I suppose it's time I comment on the ongoing outrage across Europe and the Middle East over some cartoons. That sounds pretty ridiculous when I say it like that, doesn't it? A couple of cartoons. Of course it's no small matter when the subject of the cartoon is the Prophet Muhammad, who according to a good chunk of the Muslim world is not to be depicted visually. Hmm. I guess that would be bad enough, right? But of course that alone would not be enough to provoke the kind of protests and Danish flag-burning that's going on across the Middle East today. If it were all of Turkey would be in trouble since most Turks practice a moderate version of Islam that isn't so strict on the use of images.
But I digress. The problem with these cartoons, and the one in particular, is that they depict the Prophet with a bomb on his head in place of traditional head coverings. Hmm. Offensive? Certainly. But so are the various "art" displays that seem to congregate in the Met in New York City of the Virgin Mary depicted using nothing but feces. Or something. Yes, the Danish cartoon is offensive to many Muslims, but a lot of things are offensive to a lot of people. This incident could illuminate quite appropriately the need for greater toleration and greater respect for the opinions of others. That certainly would not be a bad thing.
The fact that the printing of this cartoon - no less than five months ago - has suddenly provoked an outbreak of anti-Danish sentiment is almost comical. Kevin Drum says it thusly:
I fully realize that I should be taking this more seriously — it involves issues of free speech, national sovereignty, gratuitous religious insults, Islamic radicalism, etc. etc. — but it's hard. I mean, just look at whose flag they're burning in the Middle East right now: Denmark's.

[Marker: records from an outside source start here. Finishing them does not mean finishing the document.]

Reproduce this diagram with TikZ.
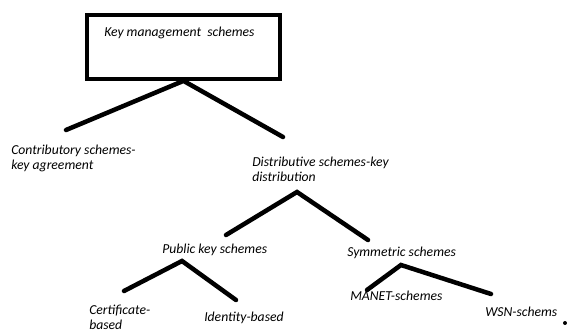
\documentclass[tikz,border=0pt]{standalone}
\usepackage{fontspec}
\setmainfont{Carlito}

\begin{document}
\begin{tikzpicture}[x=0.02646cm, y=-0.02646cm,
	lbl/.style={font=\itshape\fontsize{10.3}{12}\selectfont, inner sep=0pt, anchor=base west, align=left},
	branch/.style={line width=3.4pt, line cap=round}]
	\useasboundingbox (0,0) rectangle (568,334);

	% root box
	\node[draw, line width=3pt, minimum width=146pt, minimum height=48pt] (kms) at (183.5,47) {};
	\node[lbl] (kmstext) at (104,37) {Key management\ \ schemes};

	% labels (base = last line)
	\node[lbl] (contrib) at (11,170) {Contributory schemes-\\key agreement};
	\node[lbl] (dist) at (252,182) {Distributive schemes-key\\distribution};
	\node[lbl] (pub) at (162,254) {Public key schemes};
	\node[lbl] (sym) at (347,257) {Symmetric schemes};
	\node[lbl] (cert) at (89,330) {Certificate-\\based};
	\node[lbl] (ident) at (204,322) {Identity-based};
	\node[lbl] (manet) at (350,301) {MANET-schemes};
	\node[lbl] (wsn) at (485,317) {WSN-schems};

	% branch ends
	\coordinate (contrib-end) at (66,130);
	\coordinate (dist-end) at (283,137);
	\coordinate (dist-top) at (297,192);
	\coordinate (pub-end) at (226,235);
	\coordinate (sym-end) at (368,240);
	\coordinate (pub-top) at (182,261);
	\coordinate (cert-end) at (124,291);
	\coordinate (ident-end) at (236,300);
	\coordinate (sym-top) at (401,265);
	\coordinate (manet-end) at (367,290);
	\coordinate (wsn-end) at (491,294);

	\draw[branch] (contrib-end) -- (kms.south) -- (dist-end);
	\draw[branch] (pub-end) -- (dist-top) -- (sym-end);
	\draw[branch] (cert-end) -- (pub-top) -- (ident-end);
	\draw[branch] (manet-end) -- (sym-top) -- (wsn-end);

	\fill (565,323) circle (1.5pt);
\end{tikzpicture}
\end{document}
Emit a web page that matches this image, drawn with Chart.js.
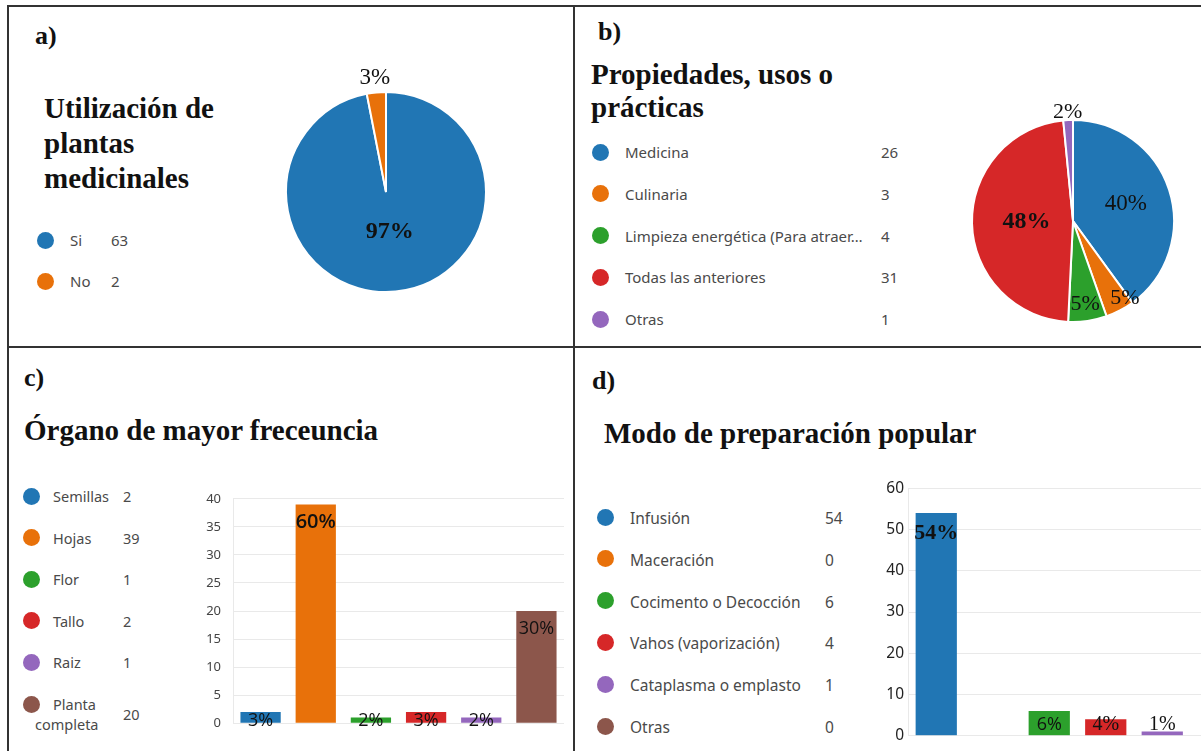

Cuddly little Denmark! Home of Hans Christian Andersen, delicious pastry, and tasteful furniture. Home of Tivoli and the Little Mermaid. Denmark!
Perhaps Denmark made a big mistake centuries ago when it made its flag the world easiest to make copies of for burning purposes. Red with two white lines? That's not even trying.
But indeed, this whole incident is almost comical. All jokes about Hamlet aside, this whole hoopla is a centerpiece example of what Europe is facing each and every day. Western Europe seeks to be the foremost upholder of all things free and tolerant, and it has every right to do so. The United States should support that effort and move towards emulating it.
Instead the State Department today announced that United States policy was opposed to the free speech of a European cartoonist.
"These cartoons are indeed offensive to the belief of Muslims," State Department spokesman Kurtis Cooper said in answer to a question.
"We all fully recognize and respect freedom of the press and expression but it must be coupled with press responsibility. Inciting religious or ethnic hatreds in this manner is not acceptable."
"Press responsibility"? There was no effort to incite anything. Any protests that we see today are the result of a mindset in parts of the Middle East that does not accept that others have different views on some of the things that they hold dear. I thought we were trying to bring freedom to that region, no? Does that marching freedom not include freedom of speech and freedom of thought? If it doesn't speak to almost this exact incident, what are we doing?